A reportagem de VEJA esteve em blocos do Rio de Janeiro e presenciou a proliferação de tadala, vendida por unidade — 20 reais o comprimido de 20 miligramas (a mais fraca é de 5 miligramas), mais ou menos cinco vezes o preço da farmácia. “Está vendendo mais do que cigarro”, celebrava um ambulante, que evidentemente não pedia à clientela a receita médica exigida por lei. O público-alvo aí gira em torno de 18, 20 anos, grupo demográfico no ápice da produção de testosterona, o principal hormônio sexual masculino. O objetivo é elevar o entusiasmo. “Vou sobreviver neste Carnaval à base de álcool, glitter e tadalafila”, contou um jovem, que faz um uso que preocupa os especialistas, sobretudo em momentos como o Carnaval. “É preciso tomar cuidado. Não há estudos sobre a interação do remédio com outras drogas e sua mistura com álcool ainda aumenta as chances do sexo sem camisinha”, alerta o presidente da Sociedade Brasileira de Urologia, Luiz Otavio Torres.

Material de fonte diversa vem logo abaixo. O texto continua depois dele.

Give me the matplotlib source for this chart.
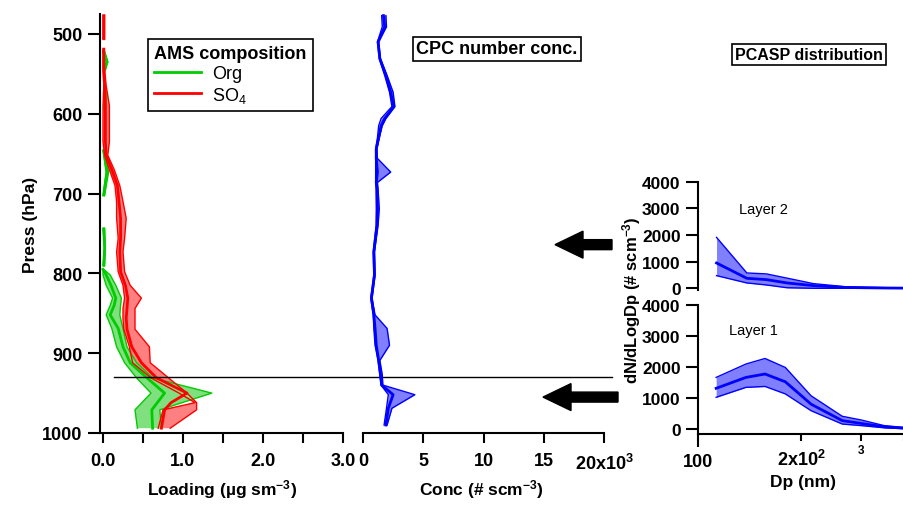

O foco excessivo no desempenho sexual e o temor de não ter uma ereção na hora H é o que faz com que recorram à tadala, mesmo sem qualquer sinal de impotência. “Eles não estão preocupados tanto com o prazer e a troca, mas em aparecer para o outro. Vivemos a era das drogas de força, disposição e desempenho”, afirma o antropólogo Bernardo Conde. Aos 19 anos, Henri Ricardo diz, dando voz à crescente fatia desses adeptos: “Gosto de usar para dar uma potência, especialmente em histórias que duram uma madrugada só”, assume. Pois o uso do remédio sem acompanhamento médico pode tornar o indivíduo psicologicamente dependente dele para manter relações sexuais. A própria bula esclarece outros de seus possíveis efeitos colaterais — dor de cabeça, tontura, indisposição gástrica, dor muscular, náusea, fadiga e, em situações extremas, até eventos cardiovasculares graves. “É um medicamento como qualquer outro, com seus benefícios e efeitos colaterais. Sem orientação profissional, é totalmente desaconselhado”, reforça José Ricardo Amadio, do Conselho Federal de Farmácia.
Nas academias ou na folia de rua, a moda tadala expõe uma contradição da juventude. Enaltecida por sua capacidade de exercer a liberdade, romper tabus e levar uma existência em que saúde mental é um valor inegociável, ela se revela ao mesmo tempo enredada na busca por elevados padrões de performance — seja em relação ao corpo, seja na vida sexual. As redes, às quais está firmemente ligada, acabam por estimular uma cobrança por perfeição e a fuga às frustrações. “O jovem anda hoje inseguro”, avalia a psicanalista Junia de Vilhena, à frente do Laboratório Interdisciplinar de Pesquisa e Intervenção Social da PUC-Rio. Embalada por todos esses ingredientes, a onda tadala, ao que tudo indica, está longe de se encerrar na Quarta-Feira de Cinzas.